Print the lines of the listing below verbatim from its first line through the line bearing "plt.rcParams['font.family'] = ['Liberation". Any pictures are to be omitted.

── EXTRACTED DATA ──

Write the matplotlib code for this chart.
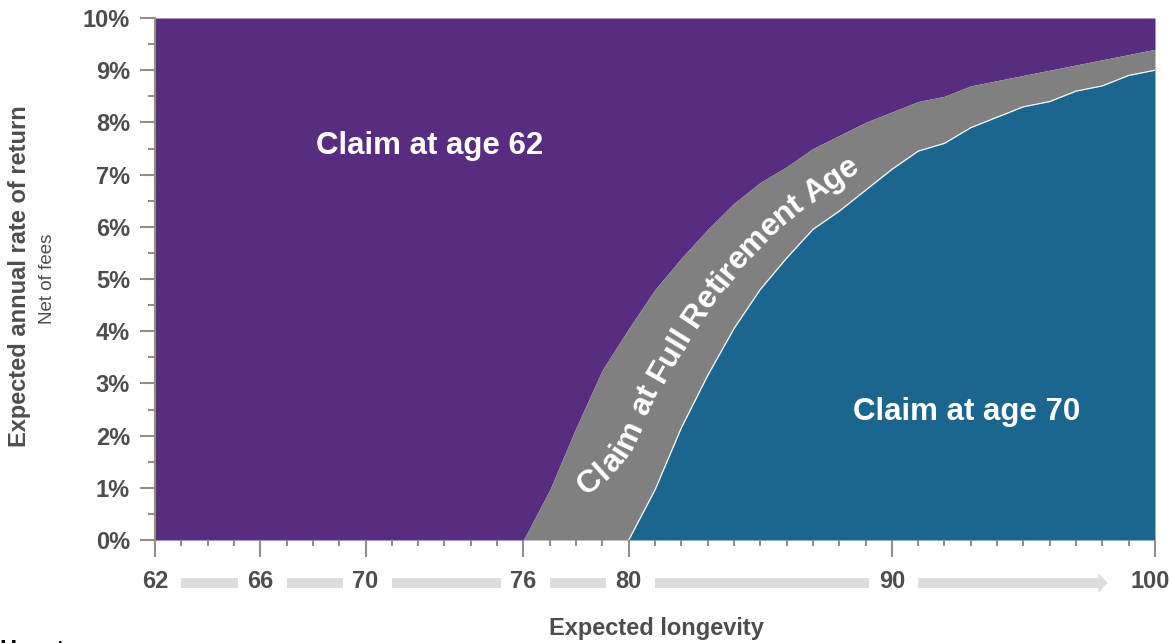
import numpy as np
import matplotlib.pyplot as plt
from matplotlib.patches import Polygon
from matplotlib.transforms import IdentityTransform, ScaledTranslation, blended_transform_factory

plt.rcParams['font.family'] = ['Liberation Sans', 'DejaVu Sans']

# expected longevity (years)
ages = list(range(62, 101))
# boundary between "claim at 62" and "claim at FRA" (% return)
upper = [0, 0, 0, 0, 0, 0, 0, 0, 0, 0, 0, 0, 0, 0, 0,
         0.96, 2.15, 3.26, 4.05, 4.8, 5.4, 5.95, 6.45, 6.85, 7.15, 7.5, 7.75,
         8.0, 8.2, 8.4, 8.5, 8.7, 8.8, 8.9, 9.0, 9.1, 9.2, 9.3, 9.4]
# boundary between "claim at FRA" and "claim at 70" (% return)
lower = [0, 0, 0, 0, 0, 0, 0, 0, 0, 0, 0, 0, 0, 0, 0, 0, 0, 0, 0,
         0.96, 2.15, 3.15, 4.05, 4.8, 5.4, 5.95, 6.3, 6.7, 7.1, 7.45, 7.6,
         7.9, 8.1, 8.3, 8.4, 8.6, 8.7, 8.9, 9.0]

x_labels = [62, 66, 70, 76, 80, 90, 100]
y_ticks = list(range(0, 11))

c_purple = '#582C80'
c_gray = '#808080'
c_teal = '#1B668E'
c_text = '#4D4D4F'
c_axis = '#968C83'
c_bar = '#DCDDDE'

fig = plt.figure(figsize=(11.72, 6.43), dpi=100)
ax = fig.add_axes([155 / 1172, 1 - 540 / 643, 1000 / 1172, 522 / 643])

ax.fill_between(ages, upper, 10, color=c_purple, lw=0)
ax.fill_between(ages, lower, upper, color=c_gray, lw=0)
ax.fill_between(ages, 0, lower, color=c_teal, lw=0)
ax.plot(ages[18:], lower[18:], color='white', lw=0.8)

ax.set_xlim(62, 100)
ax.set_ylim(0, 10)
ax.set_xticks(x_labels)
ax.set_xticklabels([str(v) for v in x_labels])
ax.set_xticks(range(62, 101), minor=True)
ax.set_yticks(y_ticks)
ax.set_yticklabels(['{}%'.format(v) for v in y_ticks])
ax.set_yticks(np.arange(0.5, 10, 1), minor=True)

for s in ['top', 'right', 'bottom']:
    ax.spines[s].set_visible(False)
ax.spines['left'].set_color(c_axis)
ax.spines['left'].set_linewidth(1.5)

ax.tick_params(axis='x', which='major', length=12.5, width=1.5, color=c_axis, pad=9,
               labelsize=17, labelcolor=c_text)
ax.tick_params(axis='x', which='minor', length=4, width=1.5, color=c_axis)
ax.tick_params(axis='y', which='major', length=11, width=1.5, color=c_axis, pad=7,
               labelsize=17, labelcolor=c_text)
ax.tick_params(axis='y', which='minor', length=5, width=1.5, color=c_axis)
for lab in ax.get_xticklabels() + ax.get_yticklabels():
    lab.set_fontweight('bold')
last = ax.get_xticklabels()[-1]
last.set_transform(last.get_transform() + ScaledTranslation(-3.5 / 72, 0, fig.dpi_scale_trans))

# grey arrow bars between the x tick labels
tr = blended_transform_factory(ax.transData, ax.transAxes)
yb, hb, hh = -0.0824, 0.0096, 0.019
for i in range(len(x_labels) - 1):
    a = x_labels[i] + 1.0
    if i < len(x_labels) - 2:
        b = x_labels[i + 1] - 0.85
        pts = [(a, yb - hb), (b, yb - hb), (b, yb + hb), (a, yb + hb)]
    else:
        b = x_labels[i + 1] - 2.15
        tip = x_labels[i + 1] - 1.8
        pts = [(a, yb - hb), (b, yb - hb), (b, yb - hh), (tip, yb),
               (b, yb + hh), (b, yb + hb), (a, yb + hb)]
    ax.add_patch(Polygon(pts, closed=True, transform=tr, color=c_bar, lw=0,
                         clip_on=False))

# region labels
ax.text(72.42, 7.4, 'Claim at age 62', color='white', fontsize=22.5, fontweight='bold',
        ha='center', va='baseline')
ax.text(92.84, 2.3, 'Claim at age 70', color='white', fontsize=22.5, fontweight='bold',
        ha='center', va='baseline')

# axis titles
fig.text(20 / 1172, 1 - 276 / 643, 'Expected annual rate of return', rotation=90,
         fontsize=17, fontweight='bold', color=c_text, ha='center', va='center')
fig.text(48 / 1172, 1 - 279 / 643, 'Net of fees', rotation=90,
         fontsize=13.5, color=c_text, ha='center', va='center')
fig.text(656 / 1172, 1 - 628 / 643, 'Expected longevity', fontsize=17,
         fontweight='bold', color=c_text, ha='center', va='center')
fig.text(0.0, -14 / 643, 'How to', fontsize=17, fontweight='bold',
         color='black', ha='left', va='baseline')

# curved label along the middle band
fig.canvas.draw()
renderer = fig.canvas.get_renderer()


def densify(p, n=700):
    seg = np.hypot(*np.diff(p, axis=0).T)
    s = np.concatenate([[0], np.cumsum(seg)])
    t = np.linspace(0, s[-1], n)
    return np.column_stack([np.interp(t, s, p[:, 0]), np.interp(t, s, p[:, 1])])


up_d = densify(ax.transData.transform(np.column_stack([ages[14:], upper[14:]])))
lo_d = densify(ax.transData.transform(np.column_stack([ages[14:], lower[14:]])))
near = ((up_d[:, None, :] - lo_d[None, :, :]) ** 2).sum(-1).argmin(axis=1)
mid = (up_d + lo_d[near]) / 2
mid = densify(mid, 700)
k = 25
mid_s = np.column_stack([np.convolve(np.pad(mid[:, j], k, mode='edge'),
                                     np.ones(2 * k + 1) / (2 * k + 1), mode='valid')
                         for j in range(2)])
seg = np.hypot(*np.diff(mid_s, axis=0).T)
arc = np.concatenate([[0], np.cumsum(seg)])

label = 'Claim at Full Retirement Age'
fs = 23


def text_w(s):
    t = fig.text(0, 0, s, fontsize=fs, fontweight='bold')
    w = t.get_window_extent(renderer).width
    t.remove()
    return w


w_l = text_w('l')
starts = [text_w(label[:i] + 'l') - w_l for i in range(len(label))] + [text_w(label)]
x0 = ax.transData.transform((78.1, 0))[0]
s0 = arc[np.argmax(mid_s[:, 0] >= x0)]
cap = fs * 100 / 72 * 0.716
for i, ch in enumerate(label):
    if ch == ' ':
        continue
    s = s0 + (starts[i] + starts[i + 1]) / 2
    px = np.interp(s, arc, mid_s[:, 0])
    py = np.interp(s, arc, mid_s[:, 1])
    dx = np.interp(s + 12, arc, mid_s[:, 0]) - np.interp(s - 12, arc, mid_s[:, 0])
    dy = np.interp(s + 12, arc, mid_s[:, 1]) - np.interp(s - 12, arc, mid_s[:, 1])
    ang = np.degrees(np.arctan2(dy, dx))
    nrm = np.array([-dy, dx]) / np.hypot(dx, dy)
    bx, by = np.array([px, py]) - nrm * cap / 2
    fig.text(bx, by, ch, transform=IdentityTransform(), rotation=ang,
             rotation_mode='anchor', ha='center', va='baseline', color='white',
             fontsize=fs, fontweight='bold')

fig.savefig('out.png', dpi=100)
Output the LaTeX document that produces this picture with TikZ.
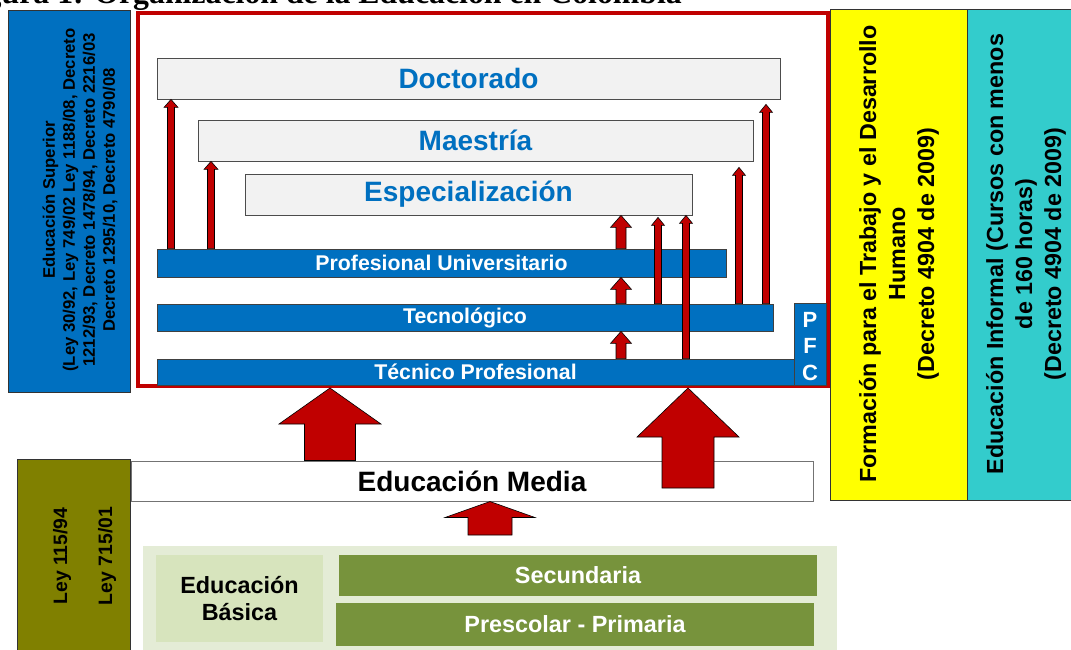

───

- OUTPUT FOR THIS TASK:
Write the matplotlib code for this chart.
import numpy as np
import matplotlib.pyplot as plt
from matplotlib.patches import Polygon
from matplotlib.transforms import IdentityTransform, ScaledTranslation, blended_transform_factory

plt.rcParams['font.family'] = ['Liberation Sans', 'DejaVu Sans']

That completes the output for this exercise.